Task statement
Report how many lines hold the word "matplotlib"; answer with the number alone.

┄┄┄┄┄┄┄┄┄┄

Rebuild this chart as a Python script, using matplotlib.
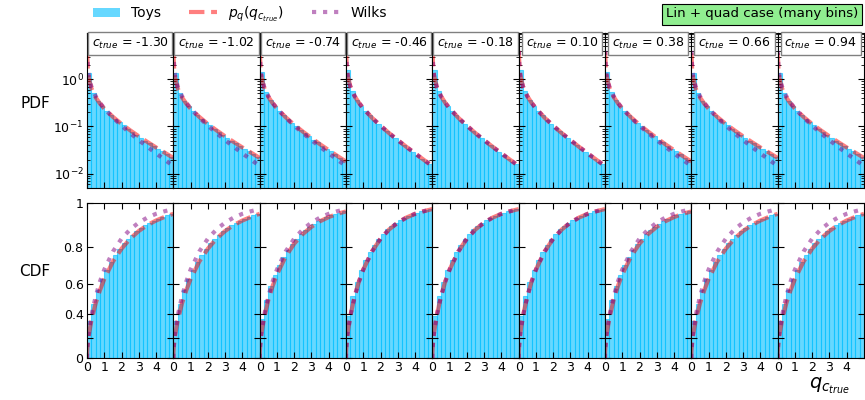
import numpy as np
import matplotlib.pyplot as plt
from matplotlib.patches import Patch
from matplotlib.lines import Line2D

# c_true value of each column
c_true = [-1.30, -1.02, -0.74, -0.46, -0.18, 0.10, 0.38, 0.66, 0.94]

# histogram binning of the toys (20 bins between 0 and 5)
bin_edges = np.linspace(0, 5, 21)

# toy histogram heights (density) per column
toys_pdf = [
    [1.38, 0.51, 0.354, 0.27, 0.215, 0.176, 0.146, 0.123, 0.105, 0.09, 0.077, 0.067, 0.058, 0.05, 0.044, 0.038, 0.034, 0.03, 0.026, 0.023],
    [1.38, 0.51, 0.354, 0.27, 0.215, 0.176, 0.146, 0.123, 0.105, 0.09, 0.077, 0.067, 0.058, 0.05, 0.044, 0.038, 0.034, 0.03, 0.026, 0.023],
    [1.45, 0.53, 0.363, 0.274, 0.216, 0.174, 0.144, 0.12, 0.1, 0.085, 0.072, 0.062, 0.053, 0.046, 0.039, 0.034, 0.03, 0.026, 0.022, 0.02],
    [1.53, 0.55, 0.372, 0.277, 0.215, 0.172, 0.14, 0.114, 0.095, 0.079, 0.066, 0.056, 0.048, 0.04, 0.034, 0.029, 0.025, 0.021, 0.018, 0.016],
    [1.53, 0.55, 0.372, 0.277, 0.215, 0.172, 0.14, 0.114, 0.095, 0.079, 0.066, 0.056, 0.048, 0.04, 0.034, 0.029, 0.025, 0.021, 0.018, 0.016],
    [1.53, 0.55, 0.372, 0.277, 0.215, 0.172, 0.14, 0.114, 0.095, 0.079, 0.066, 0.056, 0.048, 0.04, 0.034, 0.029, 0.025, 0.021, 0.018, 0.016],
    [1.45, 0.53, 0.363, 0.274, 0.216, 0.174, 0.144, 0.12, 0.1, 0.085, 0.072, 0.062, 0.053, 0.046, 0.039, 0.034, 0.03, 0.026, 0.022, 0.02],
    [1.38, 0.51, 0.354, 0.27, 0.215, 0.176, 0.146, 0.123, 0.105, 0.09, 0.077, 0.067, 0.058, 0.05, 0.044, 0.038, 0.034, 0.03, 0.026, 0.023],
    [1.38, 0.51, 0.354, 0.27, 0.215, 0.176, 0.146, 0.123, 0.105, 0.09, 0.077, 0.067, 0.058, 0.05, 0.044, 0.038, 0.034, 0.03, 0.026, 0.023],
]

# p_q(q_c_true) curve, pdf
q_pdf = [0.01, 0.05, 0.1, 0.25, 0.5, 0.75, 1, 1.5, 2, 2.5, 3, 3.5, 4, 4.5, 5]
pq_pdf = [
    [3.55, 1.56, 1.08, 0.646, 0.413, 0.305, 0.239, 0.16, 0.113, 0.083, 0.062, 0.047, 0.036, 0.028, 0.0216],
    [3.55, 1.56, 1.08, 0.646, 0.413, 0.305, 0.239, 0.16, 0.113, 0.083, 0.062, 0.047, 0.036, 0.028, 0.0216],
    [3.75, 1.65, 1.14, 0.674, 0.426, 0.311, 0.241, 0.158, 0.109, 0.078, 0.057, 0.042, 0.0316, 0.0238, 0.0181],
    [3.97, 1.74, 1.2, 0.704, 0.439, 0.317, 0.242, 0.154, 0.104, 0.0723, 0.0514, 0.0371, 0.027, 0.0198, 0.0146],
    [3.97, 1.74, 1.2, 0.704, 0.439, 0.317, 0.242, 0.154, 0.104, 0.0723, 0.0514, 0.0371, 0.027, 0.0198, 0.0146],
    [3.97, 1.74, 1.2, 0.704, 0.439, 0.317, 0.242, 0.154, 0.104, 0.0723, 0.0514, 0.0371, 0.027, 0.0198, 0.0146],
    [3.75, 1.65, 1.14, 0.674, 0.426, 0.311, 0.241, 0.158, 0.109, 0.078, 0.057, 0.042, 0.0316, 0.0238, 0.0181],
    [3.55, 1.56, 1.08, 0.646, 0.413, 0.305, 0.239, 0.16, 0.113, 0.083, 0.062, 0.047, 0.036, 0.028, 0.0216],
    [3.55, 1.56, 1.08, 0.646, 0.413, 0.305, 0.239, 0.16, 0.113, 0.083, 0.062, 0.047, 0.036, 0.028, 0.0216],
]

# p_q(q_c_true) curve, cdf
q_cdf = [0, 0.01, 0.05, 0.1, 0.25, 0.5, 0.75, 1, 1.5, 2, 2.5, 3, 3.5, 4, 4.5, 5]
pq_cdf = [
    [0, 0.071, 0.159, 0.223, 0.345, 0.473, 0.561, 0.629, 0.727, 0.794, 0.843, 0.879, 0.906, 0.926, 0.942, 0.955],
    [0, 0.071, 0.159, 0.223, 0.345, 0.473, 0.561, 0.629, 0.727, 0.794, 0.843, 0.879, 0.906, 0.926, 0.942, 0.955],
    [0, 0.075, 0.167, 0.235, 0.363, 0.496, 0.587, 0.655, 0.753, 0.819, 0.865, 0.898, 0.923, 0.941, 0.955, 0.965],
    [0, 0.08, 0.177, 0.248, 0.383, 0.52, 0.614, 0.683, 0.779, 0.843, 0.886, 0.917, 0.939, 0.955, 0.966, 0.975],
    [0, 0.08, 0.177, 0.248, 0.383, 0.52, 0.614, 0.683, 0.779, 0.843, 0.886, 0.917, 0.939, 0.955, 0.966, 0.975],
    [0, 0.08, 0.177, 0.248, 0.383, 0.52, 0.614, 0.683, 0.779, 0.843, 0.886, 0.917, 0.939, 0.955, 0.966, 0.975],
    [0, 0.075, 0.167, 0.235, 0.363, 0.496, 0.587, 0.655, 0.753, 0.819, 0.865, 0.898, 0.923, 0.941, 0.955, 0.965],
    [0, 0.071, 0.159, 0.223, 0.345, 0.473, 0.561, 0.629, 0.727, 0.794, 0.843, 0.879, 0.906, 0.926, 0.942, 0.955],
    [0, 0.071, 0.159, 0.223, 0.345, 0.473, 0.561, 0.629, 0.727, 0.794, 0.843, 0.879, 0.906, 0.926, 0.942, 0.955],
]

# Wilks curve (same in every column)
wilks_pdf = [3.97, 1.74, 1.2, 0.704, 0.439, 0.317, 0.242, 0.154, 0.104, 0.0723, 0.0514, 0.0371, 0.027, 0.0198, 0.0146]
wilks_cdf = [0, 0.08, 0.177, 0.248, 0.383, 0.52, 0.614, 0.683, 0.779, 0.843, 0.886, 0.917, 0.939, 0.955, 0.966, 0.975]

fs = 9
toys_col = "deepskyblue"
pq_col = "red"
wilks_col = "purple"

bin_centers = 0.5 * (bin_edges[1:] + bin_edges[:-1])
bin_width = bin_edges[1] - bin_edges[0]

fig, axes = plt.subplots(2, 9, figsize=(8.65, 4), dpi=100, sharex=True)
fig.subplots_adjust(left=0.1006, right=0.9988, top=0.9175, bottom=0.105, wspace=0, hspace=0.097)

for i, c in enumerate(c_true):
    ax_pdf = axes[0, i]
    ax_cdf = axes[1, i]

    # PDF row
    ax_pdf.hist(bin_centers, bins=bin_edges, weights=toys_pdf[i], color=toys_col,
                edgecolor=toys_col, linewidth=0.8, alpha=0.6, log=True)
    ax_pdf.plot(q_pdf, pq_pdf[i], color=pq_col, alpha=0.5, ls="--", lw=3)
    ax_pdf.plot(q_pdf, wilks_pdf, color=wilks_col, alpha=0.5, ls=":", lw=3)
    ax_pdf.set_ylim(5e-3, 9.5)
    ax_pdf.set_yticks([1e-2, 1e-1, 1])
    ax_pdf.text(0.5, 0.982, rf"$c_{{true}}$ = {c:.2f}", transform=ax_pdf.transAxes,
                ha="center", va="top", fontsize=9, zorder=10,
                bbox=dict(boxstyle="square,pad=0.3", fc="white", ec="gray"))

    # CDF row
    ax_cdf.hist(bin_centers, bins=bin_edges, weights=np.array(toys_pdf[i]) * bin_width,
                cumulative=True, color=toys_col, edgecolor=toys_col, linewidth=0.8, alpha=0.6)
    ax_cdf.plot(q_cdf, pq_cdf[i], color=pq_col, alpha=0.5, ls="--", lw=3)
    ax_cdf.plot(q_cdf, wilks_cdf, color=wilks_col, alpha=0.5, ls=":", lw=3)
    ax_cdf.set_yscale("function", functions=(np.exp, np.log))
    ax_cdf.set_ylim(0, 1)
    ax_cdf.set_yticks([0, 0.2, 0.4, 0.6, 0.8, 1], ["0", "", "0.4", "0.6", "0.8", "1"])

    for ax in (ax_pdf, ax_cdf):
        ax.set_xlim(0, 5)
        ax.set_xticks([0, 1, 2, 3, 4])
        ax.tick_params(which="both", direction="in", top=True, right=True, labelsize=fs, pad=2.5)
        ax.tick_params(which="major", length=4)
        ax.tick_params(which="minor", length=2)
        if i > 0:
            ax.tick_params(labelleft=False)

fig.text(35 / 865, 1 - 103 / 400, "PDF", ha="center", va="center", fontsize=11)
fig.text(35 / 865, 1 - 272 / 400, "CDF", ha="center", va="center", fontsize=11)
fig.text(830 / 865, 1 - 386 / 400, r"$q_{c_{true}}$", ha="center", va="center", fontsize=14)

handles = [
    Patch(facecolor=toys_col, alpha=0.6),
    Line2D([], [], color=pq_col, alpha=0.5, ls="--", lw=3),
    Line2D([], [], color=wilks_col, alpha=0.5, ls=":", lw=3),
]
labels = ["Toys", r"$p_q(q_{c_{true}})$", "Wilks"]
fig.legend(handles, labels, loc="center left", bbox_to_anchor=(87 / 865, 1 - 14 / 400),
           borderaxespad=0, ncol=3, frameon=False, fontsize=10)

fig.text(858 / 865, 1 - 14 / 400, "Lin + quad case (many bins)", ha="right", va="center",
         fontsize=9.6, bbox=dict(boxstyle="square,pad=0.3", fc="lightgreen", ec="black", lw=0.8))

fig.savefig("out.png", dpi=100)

┄┄┄┄┄┄┄┄┄┄

The output
4